Variation followed variation without much rhyme or reason. Even the change from the minor key to the major, always a milepost in this type of piece, went virtually unnoted. But then a bold return of the theme in the trombones gave the music a jolt of energy, and eventually yet another powerful coda saved the day.

The Royal Concertgebouw Orchestra performs music of Beethoven, Strauss, and Connesson 8 p.m. Friday at Carnegie Hall.; 212-247-7800.

3 Responses to “Brisk Mozart, bland Brahms in a mixed Concertgebouw stand at Carnegie Hall”

  1. Posted Feb 16, 2019 at 9:36 am by M Lana Sheer

    wright, you are WRONG.
    I have been listening to Brahms’ 4th for over 50 years, including live Bernstein. This was one of the most nuanced and superb readings of it.
    What do they pay you by the word? or Italian word?
    The orchestra thought it was superb as did several of my musical friend.

  2. Posted Feb 16, 2019 at 10:09 am by Stephen Essrig

    Mostly correct. We did think the finale in the Brahms was well played and well paced. The rest was as you said, and the orchestra, which I have never thought belonged in the pantheon of today’s great ensembles was especially ragged, although it could have been Harding’s poor balances.

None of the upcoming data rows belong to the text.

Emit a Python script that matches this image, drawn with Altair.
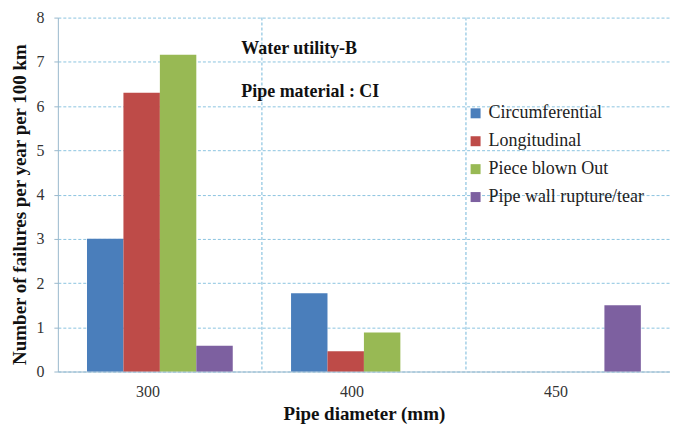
import altair as alt
import pandas as pd

categories = ["300", "400", "450"]
series = ["Circumferential", "Longitudinal", "Piece blown Out", "Pipe wall rupture/tear"]
circumferential = [3.0, 1.77, 0.0]
longitudinal = [6.3, 0.46, 0.0]
piece_blown_out = [7.16, 0.88, 0.0]
pipe_wall = [0.58, 0.0, 1.5]
colors = ["#4a7ebb", "#be4b48", "#98b954", "#7d60a0"]
y_ticks = [0, 1, 2, 3, 4, 5, 6, 7, 8]
boundaries = ["400", "450"]
notes = ["Water utility-B", "Pipe material : CI"]
note_y = [7.3, 6.32]

rows = []
for s, vals in zip(series, [circumferential, longitudinal, piece_blown_out, pipe_wall]):
    for c, v in zip(categories, vals):
        rows.append({"diameter": c, "type": s, "value": v})
df = pd.DataFrame(rows)

FONT = "Liberation Serif"
W, H = 614, 355
GRID = "#8cc4e0"

x_enc = alt.X("diameter:N", sort=categories,
              scale=alt.Scale(domain=categories, paddingInner=0, paddingOuter=0),
              axis=alt.Axis(title="Pipe diameter (mm)", labelAngle=0, tickSize=0,
                            labelPadding=20, labelFontSize=16, labelFont=FONT,
                            labelColor="#333333", titleFont=FONT, titleFontSize=19,
                            titleFontWeight="bold", titleColor="#111111",
                            titleY=42, titleBaseline="middle",
                            domainColor="#9ab8cc", grid=False))

bars = alt.Chart(df).mark_bar().encode(
    x=x_enc,
    xOffset=alt.XOffset("type:N", sort=series,
                        scale=alt.Scale(domain=series, paddingInner=0, paddingOuter=0.8)),
    y=alt.Y("value:Q", scale=alt.Scale(domain=[0, 8], nice=False),
            axis=alt.Axis(title="Number of failures per year per 100 km", values=y_ticks,
                          tickSize=4, tickColor="#9ab8cc", domainColor="#9ab8cc",
                          labelPadding=10, labelFontSize=16, labelFont=FONT,
                          labelColor="#333333", titleFont=FONT, titleFontSize=19,
                          titleFontWeight="bold", titleColor="#111111",
                          titleX=-38, titleY=187, titleBaseline="middle",
                          gridColor=GRID, gridDash=[3, 2], gridWidth=1)),
    color=alt.Color("type:N", sort=series,
                    scale=alt.Scale(domain=series, range=colors),
                    legend=alt.Legend(title=None, orient="none", legendX=410, legendY=87,
                                      symbolType="square", symbolSize=100,
                                      symbolStrokeWidth=0, labelFont=FONT,
                                      labelFontSize=18, labelColor="#222222",
                                      rowPadding=10, labelOffset=4)),
)

vgrid = alt.Chart(pd.DataFrame({"diameter": boundaries})).mark_rule(
    color=GRID, strokeDash=[3, 2], strokeWidth=1.2
).encode(
    x=alt.X("diameter:N", sort=categories, bandPosition=0),
)

notes_df = pd.DataFrame({"note": notes, "y": note_y})
text = alt.Chart(notes_df).mark_text(
    align="left", baseline="middle", font=FONT, fontSize=18, fontWeight="bold",
    color="#111111"
).encode(
    x=alt.value(184),
    y=alt.Y("y:Q"),
    text="note:N",
)

chart = alt.layer(vgrid, bars, text).properties(
    width=W, height=H,
    autosize=alt.AutoSizeParams(type="none"),
    padding={"left": 50, "top": 9, "right": 0, "bottom": 53},
).configure(font=FONT).configure_view(stroke=None).configure_axis(
    labelFont=FONT, titleFont=FONT
).configure_axisX(grid=False).configure_legend(labelFont=FONT)

chart.save("out.html", embed_options={"renderer": "svg", "actions": False})
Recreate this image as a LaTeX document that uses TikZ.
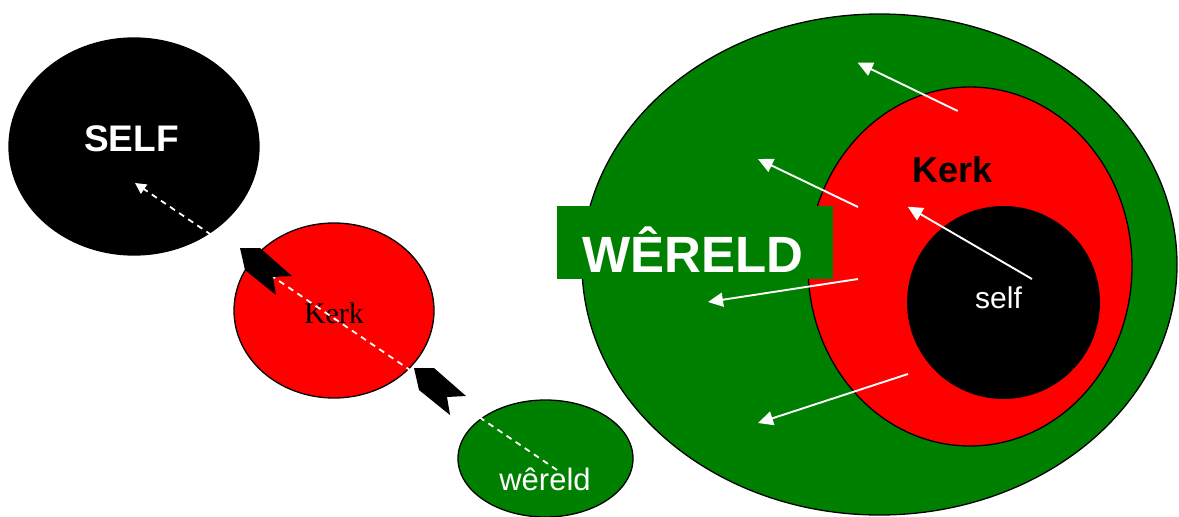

    I was told last year at a Janson’s BRSO concert, which was phenomenal, that he resigned from the Concertgebouw but kept his other relationships because he didn’t get along with the members. Since he is the preeminent orchestral virtuoso conductor, at least as to the ability to elicit fantastic playing (The Oslo, The Pittsburgh, The BRSO, it perhaps was confirmed by the other night. Maybe it wasn’t all Harding’s fault.

  3. Posted Feb 16, 2019 at 11:18 am by John Leopold

    You must have been in a parallel universe. We attended both concerts and were thoroughly impressed from start to finish each night. On Thursday night, the tempos were spot on; the emphases were thoughtful; the solo portions (especially in the Brahms) were spectacular. And the horn section is second to none.